Step 5 of 5

The shortcuts (and the famous one)

Wine aerators. Little devices that pour wine through a Venturi tube, mixing it with air on the way out. About 30 minutes of decanting compressed into 5 seconds. Good for everyday young reds. Don't use on old wines.

Double-decanting. Decant the wine into another container, then pour it back into the original bottle. Two pours = lots of air, no fancy glassware. Brilliant for opening up a young red on the dinner table.

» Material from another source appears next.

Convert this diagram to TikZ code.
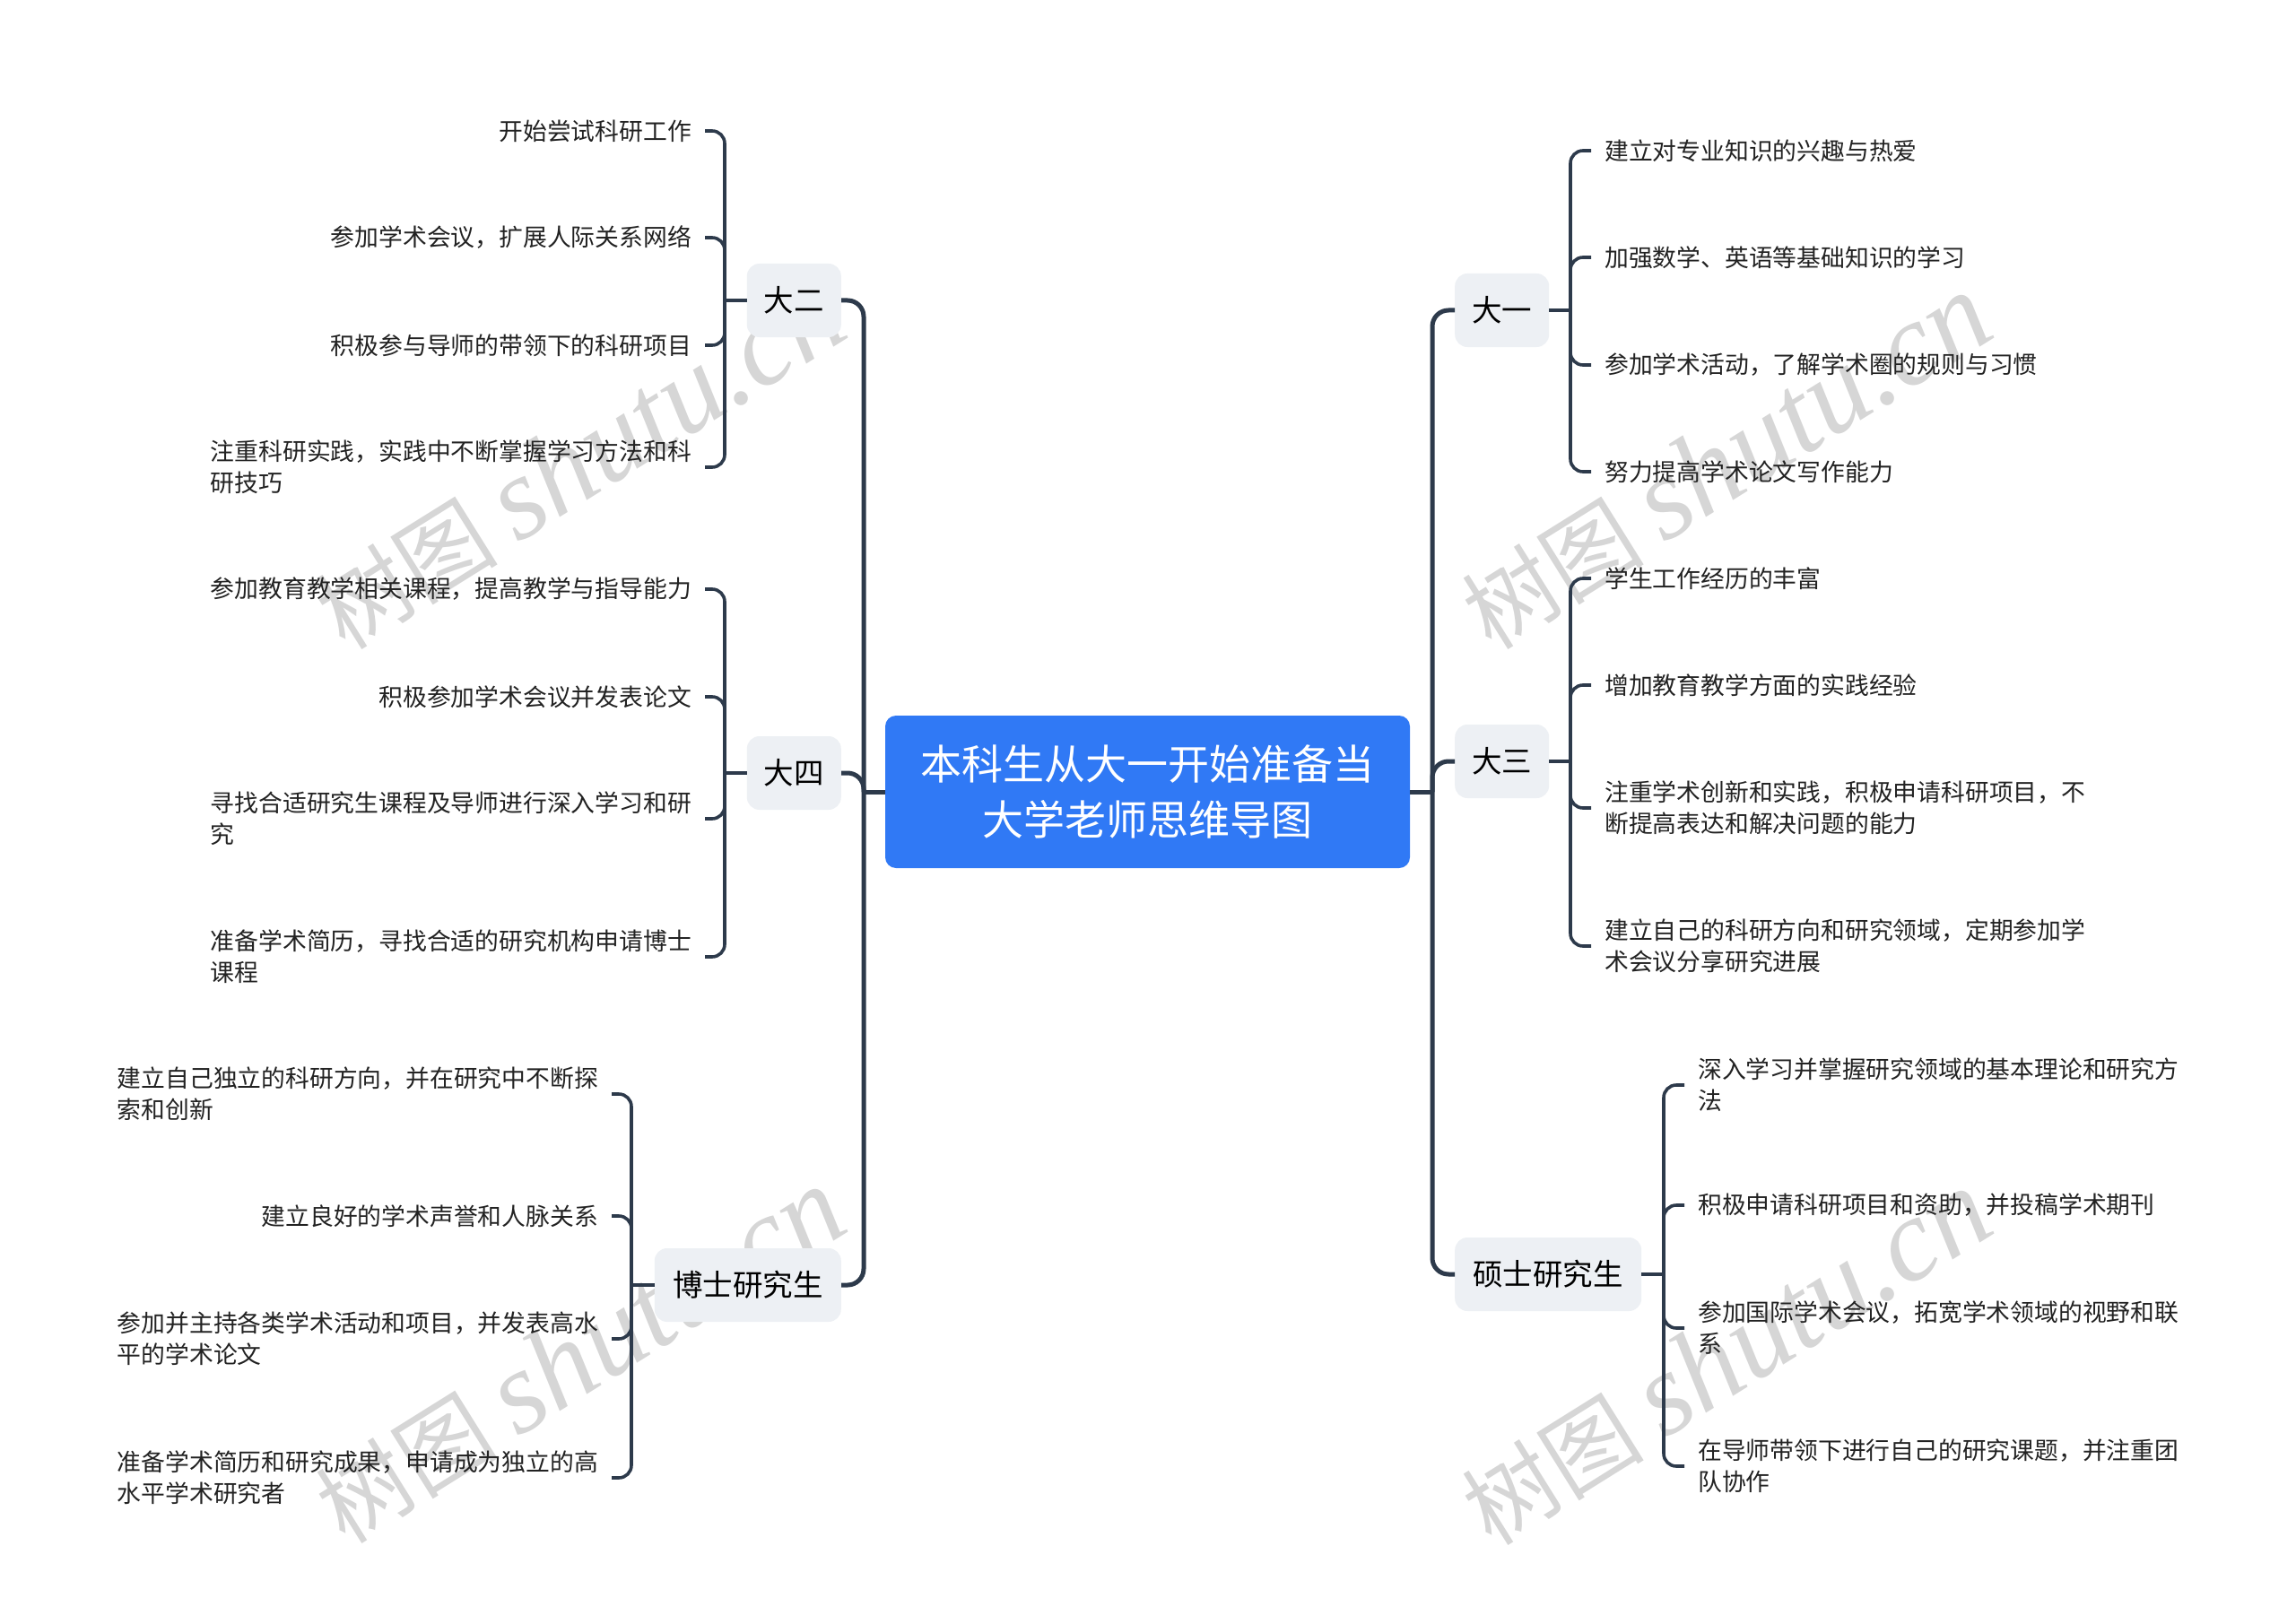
\documentclass[tikz,border=0pt]{standalone}
\usepackage{fontspec}
\setmainfont{Noto Sans CJK SC}
\newfontfamily\wmserif{Liberation Serif}
\definecolor{lc}{HTML}{2D3A4B}
\definecolor{rootblue}{HTML}{3079F5}
\definecolor{nodebg}{HTML}{EDF0F4}
\definecolor{txt}{HTML}{222222}
\definecolor{wmgray}{HTML}{D6D6D6}
\begin{document}
\begin{tikzpicture}[x=1pt,y=-1pt,
  trunk/.style={draw=lc, line width=5pt, rounded corners=18pt},
  brk/.style={draw=lc, line width=3.6pt, rounded corners=14pt},
  root/.style={fill=rootblue, rounded corners=12pt, minimum width=585pt, minimum height=170pt,
    text=white, align=center, inner sep=0pt, font=\fontsize{46}{62}\selectfont},
  branch/.style={fill=nodebg, rounded corners=14pt, minimum height=82pt, minimum width=105pt,
    inner sep=0pt, text=black, font=\fontsize{33.5}{40}\selectfont},
  leafR/.style={anchor=west, align=left, inner xsep=15pt, inner ysep=3pt, text=txt,
    font=\fontsize{26.8}{35}\selectfont},
  leafL/.style={anchor=east, align=left, inner xsep=15pt, inner ysep=3pt, text=txt,
    font=\fontsize{26.8}{35}\selectfont},
  wm/.style={rotate=32, text=wmgray, inner sep=0pt, font=\fontsize{102}{102}\selectfont}]
\useasboundingbox (0,0) rectangle (2560,1811);
\fill[white] (0,0) rectangle (2560,1811);

% watermarks
\node[wm] (wm1) at (646,515) {树图 {\wmserif\itshape\fontsize{131}{131}\selectfont shutu.cn}};
\node[wm] (wm2) at (1924,515) {树图 {\wmserif\itshape\fontsize{131}{131}\selectfont shutu.cn}};
\node[wm] (wm3) at (646,1512) {树图 {\wmserif\itshape\fontsize{131}{131}\selectfont shutu.cn}};
\node[wm] (wm4) at (1924,1514) {树图 {\wmserif\itshape\fontsize{131}{131}\selectfont shutu.cn}};

% root
\node[root] (root) at (1279.5,883) {本科生从大一开始准备当\\大学老师思维导图};
\coordinate (rj) at (1597,883);
\coordinate (lj) at (963,883);

% branches right
\node[branch, anchor=west] (d1) at (1622,346) {大一};
\node[branch, anchor=west] (d3) at (1622,849) {大三};
\node[branch, anchor=west, minimum width=208pt] (ms) at (1622,1421) {硕士研究生};
% branches left
\node[branch, anchor=east] (d2) at (938,335) {大二};
\node[branch, anchor=east] (d4) at (938,862) {大四};
\node[branch, anchor=east, minimum width=208pt] (bs) at (938,1433) {博士研究生};

% trunk connectors
\draw[trunk] (root.east) -- (rj);
\draw[trunk] (root.west) -- (lj);
\draw[trunk] (rj) |- (d1.west);
\draw[trunk] (rj) |- (d3.west);
\draw[trunk] (rj) |- (ms.west);
\draw[trunk] (lj) |- (d2.east);
\draw[trunk] (lj) |- (d4.east);
\draw[trunk] (lj) |- (bs.east);

% bracket junctions
\coordinate (b1) at (1751,346);
\coordinate (b3) at (1751,849);
\coordinate (bm) at (1855,1421);
\coordinate (b2) at (808,335);
\coordinate (b4) at (808,862);
\coordinate (bb) at (704,1433);

% leaves 大一
\node[leafR] (l11) at (1774,168) {建立对专业知识的兴趣与热爱};
\node[leafR] (l12) at (1774,287) {加强数学、英语等基础知识的学习};
\node[leafR] (l13) at (1774,407) {参加学术活动，了解学术圈的规则与习惯};
\node[leafR] (l14) at (1774,526) {努力提高学术论文写作能力};
% leaves 大三
\node[leafR] (l31) at (1774,645) {学生工作经历的丰富};
\node[leafR] (l32) at (1774,764) {增加教育教学方面的实践经验};
\node[leafR] (l33) at (1774,901) {注重学术创新和实践，积极申请科研项目，不\\断提高表达和解决问题的能力};
\node[leafR] (l34) at (1774,1055) {建立自己的科研方向和研究领域，定期参加学\\术会议分享研究进展};
% leaves 硕士研究生
\node[leafR] (lm1) at (1878,1210) {深入学习并掌握研究领域的基本理论和研究方\\法};
\node[leafR] (lm2) at (1878,1344) {积极申请科研项目和资助，并投稿学术期刊};
\node[leafR] (lm3) at (1878,1481) {参加国际学术会议，拓宽学术领域的视野和联\\系};
\node[leafR] (lm4) at (1878,1635) {在导师带领下进行自己的研究课题，并注重团\\队协作};
% leaves 大二
\node[leafL] (l21) at (786,146) {开始尝试科研工作};
\node[leafL] (l22) at (786,265) {参加学术会议，扩展人际关系网络};
\node[leafL] (l23) at (786,385) {积极参与导师的带领下的科研项目};
\node[leafL] (l24) at (786,521) {注重科研实践，实践中不断掌握学习方法和科\\研技巧};
% leaves 大四
\node[leafL] (l41) at (786,657) {参加教育教学相关课程，提高教学与指导能力};
\node[leafL] (l42) at (786,777) {积极参加学术会议并发表论文};
\node[leafL] (l43) at (786,913) {寻找合适研究生课程及导师进行深入学习和研\\究};
\node[leafL] (l44) at (786,1067) {准备学术简历，寻找合适的研究机构申请博士\\课程};
% leaves 博士研究生
\node[leafL] (lb1) at (682,1220) {建立自己独立的科研方向，并在研究中不断探\\索和创新};
\node[leafL] (lb2) at (682,1356) {建立良好的学术声誉和人脉关系};
\node[leafL] (lb3) at (682,1493) {参加并主持各类学术活动和项目，并发表高水\\平的学术论文};
\node[leafL] (lb4) at (682,1648) {准备学术简历和研究成果，申请成为独立的高\\水平学术研究者};

% branch to bracket stubs
\draw[brk] (d1.east) -- (b1);
\draw[brk] (d3.east) -- (b3);
\draw[brk] (ms.east) -- (bm);
\draw[brk] (d2.west) -- (b2);
\draw[brk] (d4.west) -- (b4);
\draw[brk] (bs.west) -- (bb);

% brackets
\foreach \l in {l11,l12,l13,l14} \draw[brk] (b1) |- (\l.west);
\foreach \l in {l31,l32,l33,l34} \draw[brk] (b3) |- (\l.west);
\foreach \l in {lm1,lm2,lm3,lm4} \draw[brk] (bm) |- (\l.west);
\foreach \l in {l21,l22,l23,l24} \draw[brk] (b2) |- (\l.east);
\foreach \l in {l41,l42,l43,l44} \draw[brk] (b4) |- (\l.east);
\foreach \l in {lb1,lb2,lb3,lb4} \draw[brk] (bb) |- (\l.east);
\end{tikzpicture}
\end{document}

Hyper-decanting — made famous by Nathan Myhrvold: blend young, bold red wine in a kitchen blender on high for 30 seconds. Sounds insane. Blind tastings show it dramatically opens up affordable tannic reds. Don't try on old or expensive wines.

Someone double-decanting wine — pouring from a decanter back into a bottle, motion captured
Double-decanting: same wine, twice the air, no fancy glassware.

The Argentine decanting playbook

Young Mendoza Malbec (under 5 years) → 30–60 minutes. Fruit blooms, oak settles, tannins soften. Young Uco Valley icon wines (Catena, Zuccardi top tier) → 1–2 hours.

Cabernet Franc from Uco → counterintuitively, less (15–30 min). The grape's herbal aromatics are fragile.

Old icon Malbec (10+ years) → decant only to remove sediment; serve immediately. Torrontés and Argentine sparkling → never.

A sommelier's table with a young Malbec being decanted and glasses ready in warm wine cellar light
Young + tannic = decant longer. Old + delicate = decant less.